_DATASET ROWS_
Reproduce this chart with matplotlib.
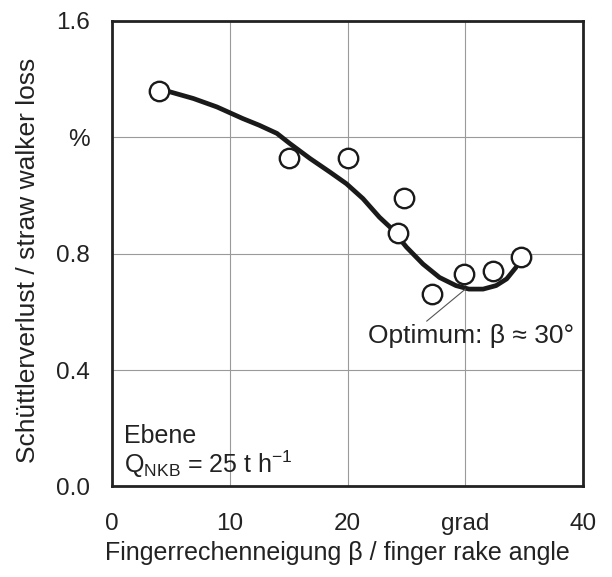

---

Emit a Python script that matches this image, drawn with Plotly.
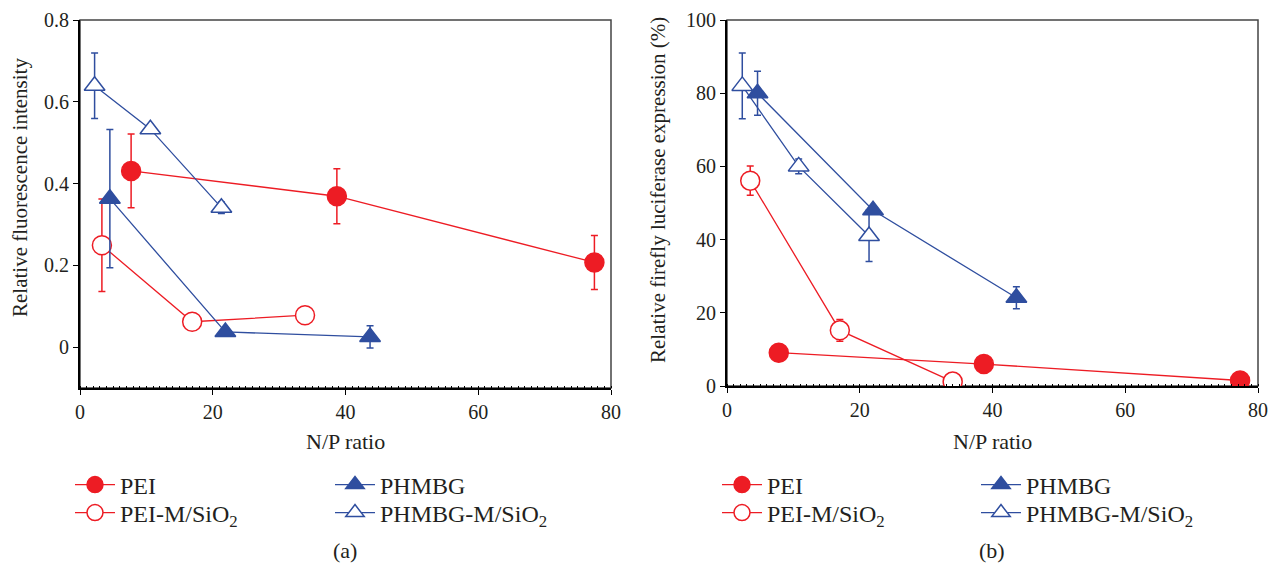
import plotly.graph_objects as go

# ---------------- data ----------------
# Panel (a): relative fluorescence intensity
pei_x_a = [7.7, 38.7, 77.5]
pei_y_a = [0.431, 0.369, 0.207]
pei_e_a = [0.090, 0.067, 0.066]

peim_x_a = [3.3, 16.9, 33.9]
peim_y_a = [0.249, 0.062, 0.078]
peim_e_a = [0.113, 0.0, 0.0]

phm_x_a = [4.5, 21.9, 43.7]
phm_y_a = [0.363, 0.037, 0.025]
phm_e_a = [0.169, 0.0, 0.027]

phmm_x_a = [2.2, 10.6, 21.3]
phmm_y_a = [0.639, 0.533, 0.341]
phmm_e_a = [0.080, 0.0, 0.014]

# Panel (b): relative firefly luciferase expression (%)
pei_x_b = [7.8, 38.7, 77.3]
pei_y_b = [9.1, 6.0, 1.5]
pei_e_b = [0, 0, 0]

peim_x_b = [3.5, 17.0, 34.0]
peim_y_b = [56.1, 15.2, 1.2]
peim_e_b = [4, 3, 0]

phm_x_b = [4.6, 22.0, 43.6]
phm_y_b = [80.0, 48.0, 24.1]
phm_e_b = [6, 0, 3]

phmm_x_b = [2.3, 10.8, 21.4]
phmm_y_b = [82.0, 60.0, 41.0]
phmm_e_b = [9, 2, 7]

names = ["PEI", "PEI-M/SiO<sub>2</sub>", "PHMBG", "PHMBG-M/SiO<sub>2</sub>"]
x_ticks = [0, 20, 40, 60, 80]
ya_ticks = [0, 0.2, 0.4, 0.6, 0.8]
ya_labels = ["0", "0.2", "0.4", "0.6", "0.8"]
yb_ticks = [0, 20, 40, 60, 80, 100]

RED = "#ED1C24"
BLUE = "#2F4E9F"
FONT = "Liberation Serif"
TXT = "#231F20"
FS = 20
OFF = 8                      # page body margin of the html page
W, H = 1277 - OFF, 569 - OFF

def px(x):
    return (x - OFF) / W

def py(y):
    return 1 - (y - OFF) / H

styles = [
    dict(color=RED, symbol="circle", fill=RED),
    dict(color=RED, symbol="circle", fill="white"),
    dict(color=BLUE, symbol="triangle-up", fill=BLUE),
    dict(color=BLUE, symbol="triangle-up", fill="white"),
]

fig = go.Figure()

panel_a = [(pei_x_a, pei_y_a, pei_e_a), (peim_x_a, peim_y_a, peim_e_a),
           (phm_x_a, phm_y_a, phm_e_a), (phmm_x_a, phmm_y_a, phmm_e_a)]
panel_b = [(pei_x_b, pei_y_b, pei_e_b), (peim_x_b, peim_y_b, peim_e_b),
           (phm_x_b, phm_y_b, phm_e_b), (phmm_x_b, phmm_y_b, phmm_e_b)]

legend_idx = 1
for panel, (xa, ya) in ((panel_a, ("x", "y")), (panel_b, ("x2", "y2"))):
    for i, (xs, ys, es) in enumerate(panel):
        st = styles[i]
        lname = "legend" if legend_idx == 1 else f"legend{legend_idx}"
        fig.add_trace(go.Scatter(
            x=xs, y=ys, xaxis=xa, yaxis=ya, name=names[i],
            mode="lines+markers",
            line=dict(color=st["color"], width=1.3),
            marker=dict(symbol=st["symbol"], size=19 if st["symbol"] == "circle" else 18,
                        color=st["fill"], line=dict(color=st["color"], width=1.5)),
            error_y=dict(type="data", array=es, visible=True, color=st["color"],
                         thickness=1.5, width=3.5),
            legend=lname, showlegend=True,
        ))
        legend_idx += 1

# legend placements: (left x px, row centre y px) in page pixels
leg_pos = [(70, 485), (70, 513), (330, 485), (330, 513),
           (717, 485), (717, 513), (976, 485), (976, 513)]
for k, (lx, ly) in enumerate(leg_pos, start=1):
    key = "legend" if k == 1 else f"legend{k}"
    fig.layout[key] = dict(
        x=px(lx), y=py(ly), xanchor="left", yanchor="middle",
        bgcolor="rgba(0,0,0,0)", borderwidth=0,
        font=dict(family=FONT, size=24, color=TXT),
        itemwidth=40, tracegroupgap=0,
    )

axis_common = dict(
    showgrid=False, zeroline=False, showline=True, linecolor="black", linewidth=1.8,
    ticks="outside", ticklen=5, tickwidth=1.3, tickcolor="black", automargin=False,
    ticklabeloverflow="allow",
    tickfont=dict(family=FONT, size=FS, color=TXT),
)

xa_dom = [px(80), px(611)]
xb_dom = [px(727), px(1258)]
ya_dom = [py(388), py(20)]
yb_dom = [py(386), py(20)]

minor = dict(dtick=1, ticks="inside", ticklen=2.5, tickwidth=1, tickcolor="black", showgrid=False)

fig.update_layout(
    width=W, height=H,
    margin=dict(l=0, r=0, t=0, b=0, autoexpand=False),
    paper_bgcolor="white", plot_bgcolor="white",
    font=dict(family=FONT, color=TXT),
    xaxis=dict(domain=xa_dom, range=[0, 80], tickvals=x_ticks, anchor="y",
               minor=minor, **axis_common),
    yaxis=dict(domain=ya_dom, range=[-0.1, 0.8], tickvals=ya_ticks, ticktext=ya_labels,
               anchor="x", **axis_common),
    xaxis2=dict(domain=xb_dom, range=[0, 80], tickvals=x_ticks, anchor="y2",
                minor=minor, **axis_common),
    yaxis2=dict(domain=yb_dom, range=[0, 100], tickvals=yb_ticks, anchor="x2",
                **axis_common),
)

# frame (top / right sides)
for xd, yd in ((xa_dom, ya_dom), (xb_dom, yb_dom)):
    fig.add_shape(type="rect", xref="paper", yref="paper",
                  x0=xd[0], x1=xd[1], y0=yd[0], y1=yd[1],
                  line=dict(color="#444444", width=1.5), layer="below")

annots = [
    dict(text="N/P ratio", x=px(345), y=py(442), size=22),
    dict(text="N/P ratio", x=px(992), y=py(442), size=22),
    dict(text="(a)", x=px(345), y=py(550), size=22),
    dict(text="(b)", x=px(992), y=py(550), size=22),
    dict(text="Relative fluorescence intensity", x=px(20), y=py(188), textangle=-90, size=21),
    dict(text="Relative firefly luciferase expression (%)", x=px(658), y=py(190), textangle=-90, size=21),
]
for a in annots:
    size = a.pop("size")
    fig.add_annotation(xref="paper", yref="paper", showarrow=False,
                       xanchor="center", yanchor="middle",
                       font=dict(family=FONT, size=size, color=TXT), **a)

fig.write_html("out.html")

---

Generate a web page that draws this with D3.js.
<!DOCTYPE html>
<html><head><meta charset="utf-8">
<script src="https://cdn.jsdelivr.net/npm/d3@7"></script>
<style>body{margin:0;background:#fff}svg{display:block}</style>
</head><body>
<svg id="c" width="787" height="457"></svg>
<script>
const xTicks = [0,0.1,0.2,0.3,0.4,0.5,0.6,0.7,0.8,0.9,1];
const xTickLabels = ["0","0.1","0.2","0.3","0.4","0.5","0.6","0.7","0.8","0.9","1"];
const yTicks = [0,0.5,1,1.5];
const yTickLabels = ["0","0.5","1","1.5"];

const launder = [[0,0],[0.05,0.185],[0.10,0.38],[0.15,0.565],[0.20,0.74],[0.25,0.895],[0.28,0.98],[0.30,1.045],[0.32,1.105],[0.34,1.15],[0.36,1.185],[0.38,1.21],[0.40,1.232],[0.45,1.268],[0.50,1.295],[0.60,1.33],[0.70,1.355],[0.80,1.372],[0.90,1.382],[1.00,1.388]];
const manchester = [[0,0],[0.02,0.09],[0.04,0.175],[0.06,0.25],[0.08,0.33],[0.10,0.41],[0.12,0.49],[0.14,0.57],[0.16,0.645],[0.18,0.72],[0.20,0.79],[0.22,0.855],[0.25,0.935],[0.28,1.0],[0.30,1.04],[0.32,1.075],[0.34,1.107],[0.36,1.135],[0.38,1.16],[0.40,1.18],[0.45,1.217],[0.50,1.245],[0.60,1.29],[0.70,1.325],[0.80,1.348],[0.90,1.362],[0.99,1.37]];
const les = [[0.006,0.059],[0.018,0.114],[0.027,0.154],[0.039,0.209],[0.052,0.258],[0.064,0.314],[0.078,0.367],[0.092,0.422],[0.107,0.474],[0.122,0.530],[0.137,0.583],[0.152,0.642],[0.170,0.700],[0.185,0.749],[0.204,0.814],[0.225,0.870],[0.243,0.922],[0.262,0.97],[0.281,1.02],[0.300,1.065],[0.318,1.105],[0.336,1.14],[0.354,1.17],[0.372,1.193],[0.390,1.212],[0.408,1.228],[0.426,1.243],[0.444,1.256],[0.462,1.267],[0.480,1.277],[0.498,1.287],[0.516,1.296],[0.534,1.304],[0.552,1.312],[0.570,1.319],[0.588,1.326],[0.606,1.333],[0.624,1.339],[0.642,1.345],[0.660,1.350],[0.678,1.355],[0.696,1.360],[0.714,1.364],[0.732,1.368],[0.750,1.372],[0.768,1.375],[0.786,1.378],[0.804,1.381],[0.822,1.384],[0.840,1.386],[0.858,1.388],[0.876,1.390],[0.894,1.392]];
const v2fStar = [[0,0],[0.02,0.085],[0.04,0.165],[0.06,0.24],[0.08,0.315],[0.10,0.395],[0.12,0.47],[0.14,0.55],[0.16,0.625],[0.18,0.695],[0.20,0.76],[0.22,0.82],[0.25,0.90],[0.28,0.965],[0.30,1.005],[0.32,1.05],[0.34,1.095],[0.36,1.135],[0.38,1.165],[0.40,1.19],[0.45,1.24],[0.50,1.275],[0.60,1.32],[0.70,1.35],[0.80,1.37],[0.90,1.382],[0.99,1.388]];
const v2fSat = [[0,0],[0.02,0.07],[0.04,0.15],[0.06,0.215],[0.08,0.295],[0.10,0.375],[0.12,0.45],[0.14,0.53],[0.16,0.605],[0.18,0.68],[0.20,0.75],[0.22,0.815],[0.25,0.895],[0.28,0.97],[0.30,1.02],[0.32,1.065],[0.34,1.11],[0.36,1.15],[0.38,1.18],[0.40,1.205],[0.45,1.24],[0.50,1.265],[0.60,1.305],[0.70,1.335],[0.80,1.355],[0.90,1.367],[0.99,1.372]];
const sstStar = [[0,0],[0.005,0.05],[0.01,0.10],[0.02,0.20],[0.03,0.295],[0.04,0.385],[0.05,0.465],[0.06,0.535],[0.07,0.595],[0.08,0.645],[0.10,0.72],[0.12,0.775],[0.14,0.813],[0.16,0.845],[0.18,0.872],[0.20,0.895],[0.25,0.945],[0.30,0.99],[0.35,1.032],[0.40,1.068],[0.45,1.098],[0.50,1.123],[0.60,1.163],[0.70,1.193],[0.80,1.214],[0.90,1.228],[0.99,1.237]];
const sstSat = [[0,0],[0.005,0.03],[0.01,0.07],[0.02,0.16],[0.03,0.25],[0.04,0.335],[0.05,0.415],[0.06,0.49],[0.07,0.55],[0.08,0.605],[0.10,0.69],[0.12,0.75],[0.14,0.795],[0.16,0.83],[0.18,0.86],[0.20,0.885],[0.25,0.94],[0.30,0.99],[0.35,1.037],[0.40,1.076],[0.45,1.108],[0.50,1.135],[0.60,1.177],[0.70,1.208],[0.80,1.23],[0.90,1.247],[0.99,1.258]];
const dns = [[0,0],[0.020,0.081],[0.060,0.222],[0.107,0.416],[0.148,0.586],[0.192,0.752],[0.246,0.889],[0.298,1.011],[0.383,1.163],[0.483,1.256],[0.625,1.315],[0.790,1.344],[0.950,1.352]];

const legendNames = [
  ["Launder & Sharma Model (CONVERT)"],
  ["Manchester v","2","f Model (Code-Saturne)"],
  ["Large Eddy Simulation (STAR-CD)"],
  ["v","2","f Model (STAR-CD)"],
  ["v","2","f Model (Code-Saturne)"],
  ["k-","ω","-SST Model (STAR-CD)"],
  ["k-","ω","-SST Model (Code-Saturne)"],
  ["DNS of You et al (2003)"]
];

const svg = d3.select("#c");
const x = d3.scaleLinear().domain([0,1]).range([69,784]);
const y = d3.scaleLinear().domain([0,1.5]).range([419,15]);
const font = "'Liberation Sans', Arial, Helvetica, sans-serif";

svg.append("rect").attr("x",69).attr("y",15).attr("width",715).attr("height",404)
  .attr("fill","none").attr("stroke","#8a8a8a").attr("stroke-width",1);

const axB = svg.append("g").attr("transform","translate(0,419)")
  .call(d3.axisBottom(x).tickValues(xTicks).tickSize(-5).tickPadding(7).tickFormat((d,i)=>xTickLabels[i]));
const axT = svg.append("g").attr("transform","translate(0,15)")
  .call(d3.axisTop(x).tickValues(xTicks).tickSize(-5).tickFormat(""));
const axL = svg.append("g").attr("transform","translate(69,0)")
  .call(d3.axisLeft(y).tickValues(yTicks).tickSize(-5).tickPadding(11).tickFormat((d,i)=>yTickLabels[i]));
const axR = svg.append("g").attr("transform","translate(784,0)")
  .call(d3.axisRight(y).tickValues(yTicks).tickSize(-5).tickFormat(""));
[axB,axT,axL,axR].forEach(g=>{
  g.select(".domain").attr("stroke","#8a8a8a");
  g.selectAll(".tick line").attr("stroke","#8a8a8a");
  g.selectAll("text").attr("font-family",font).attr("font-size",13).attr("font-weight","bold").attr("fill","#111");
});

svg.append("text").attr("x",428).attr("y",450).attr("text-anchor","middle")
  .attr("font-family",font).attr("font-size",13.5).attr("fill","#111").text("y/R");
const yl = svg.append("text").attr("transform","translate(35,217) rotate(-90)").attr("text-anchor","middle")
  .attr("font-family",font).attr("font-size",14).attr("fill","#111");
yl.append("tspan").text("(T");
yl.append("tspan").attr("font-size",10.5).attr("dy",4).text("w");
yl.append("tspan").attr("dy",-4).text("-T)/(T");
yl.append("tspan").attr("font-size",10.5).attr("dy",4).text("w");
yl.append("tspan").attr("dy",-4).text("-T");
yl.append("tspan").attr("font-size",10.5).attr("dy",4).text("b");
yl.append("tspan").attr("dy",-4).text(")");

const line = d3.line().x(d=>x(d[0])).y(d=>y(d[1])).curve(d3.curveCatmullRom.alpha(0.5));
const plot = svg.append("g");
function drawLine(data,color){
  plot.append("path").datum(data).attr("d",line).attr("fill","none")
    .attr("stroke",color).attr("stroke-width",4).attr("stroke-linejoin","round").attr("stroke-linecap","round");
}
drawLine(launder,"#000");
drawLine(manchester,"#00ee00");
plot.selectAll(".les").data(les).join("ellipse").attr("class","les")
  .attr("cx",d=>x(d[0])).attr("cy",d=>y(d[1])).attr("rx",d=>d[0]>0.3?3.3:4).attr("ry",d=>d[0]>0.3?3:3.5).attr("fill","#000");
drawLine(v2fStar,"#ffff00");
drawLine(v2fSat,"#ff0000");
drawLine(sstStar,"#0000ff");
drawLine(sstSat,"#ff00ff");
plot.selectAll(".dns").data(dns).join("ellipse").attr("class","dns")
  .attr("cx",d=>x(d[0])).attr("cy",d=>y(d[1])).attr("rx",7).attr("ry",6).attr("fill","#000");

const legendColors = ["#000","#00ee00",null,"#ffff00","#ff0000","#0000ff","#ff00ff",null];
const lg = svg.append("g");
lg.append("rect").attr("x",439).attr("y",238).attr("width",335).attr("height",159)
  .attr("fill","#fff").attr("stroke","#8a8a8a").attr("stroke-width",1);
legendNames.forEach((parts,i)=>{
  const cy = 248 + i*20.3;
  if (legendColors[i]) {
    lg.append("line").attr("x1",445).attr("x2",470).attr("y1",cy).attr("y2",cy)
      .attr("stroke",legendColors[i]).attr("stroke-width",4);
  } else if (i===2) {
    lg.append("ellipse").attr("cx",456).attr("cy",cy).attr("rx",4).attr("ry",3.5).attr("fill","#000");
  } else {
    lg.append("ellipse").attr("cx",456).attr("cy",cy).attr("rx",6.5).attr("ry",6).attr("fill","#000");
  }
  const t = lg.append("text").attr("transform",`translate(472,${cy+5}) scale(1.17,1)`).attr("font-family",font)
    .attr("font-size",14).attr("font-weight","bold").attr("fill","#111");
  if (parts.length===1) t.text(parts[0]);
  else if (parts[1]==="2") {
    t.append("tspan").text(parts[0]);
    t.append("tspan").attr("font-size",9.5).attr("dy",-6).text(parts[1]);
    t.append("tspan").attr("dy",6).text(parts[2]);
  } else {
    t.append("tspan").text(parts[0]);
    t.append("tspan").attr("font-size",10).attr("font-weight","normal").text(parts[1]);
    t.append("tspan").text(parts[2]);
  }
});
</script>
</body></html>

_SHORT PROBLEM_
In the listing above, find the line with "Emit a Python" and the line with "yb_ticks = [0, 20, 40, 60, 80, 100]". Copy exactly those lines and all between them, minus the images.

_WRITTEN RESPONSE_
Emit a Python script that matches this image, drawn with Plotly.
import plotly.graph_objects as go

# ---------------- data ----------------
# Panel (a): relative fluorescence intensity
pei_x_a = [7.7, 38.7, 77.5]
pei_y_a = [0.431, 0.369, 0.207]
pei_e_a = [0.090, 0.067, 0.066]

peim_x_a = [3.3, 16.9, 33.9]
peim_y_a = [0.249, 0.062, 0.078]
peim_e_a = [0.113, 0.0, 0.0]

phm_x_a = [4.5, 21.9, 43.7]
phm_y_a = [0.363, 0.037, 0.025]
phm_e_a = [0.169, 0.0, 0.027]

phmm_x_a = [2.2, 10.6, 21.3]
phmm_y_a = [0.639, 0.533, 0.341]
phmm_e_a = [0.080, 0.0, 0.014]

# Panel (b): relative firefly luciferase expression (%)
pei_x_b = [7.8, 38.7, 77.3]
pei_y_b = [9.1, 6.0, 1.5]
pei_e_b = [0, 0, 0]

peim_x_b = [3.5, 17.0, 34.0]
peim_y_b = [56.1, 15.2, 1.2]
peim_e_b = [4, 3, 0]

phm_x_b = [4.6, 22.0, 43.6]
phm_y_b = [80.0, 48.0, 24.1]
phm_e_b = [6, 0, 3]

phmm_x_b = [2.3, 10.8, 21.4]
phmm_y_b = [82.0, 60.0, 41.0]
phmm_e_b = [9, 2, 7]

names = ["PEI", "PEI-M/SiO<sub>2</sub>", "PHMBG", "PHMBG-M/SiO<sub>2</sub>"]
x_ticks = [0, 20, 40, 60, 80]
ya_ticks = [0, 0.2, 0.4, 0.6, 0.8]
ya_labels = ["0", "0.2", "0.4", "0.6", "0.8"]
yb_ticks = [0, 20, 40, 60, 80, 100]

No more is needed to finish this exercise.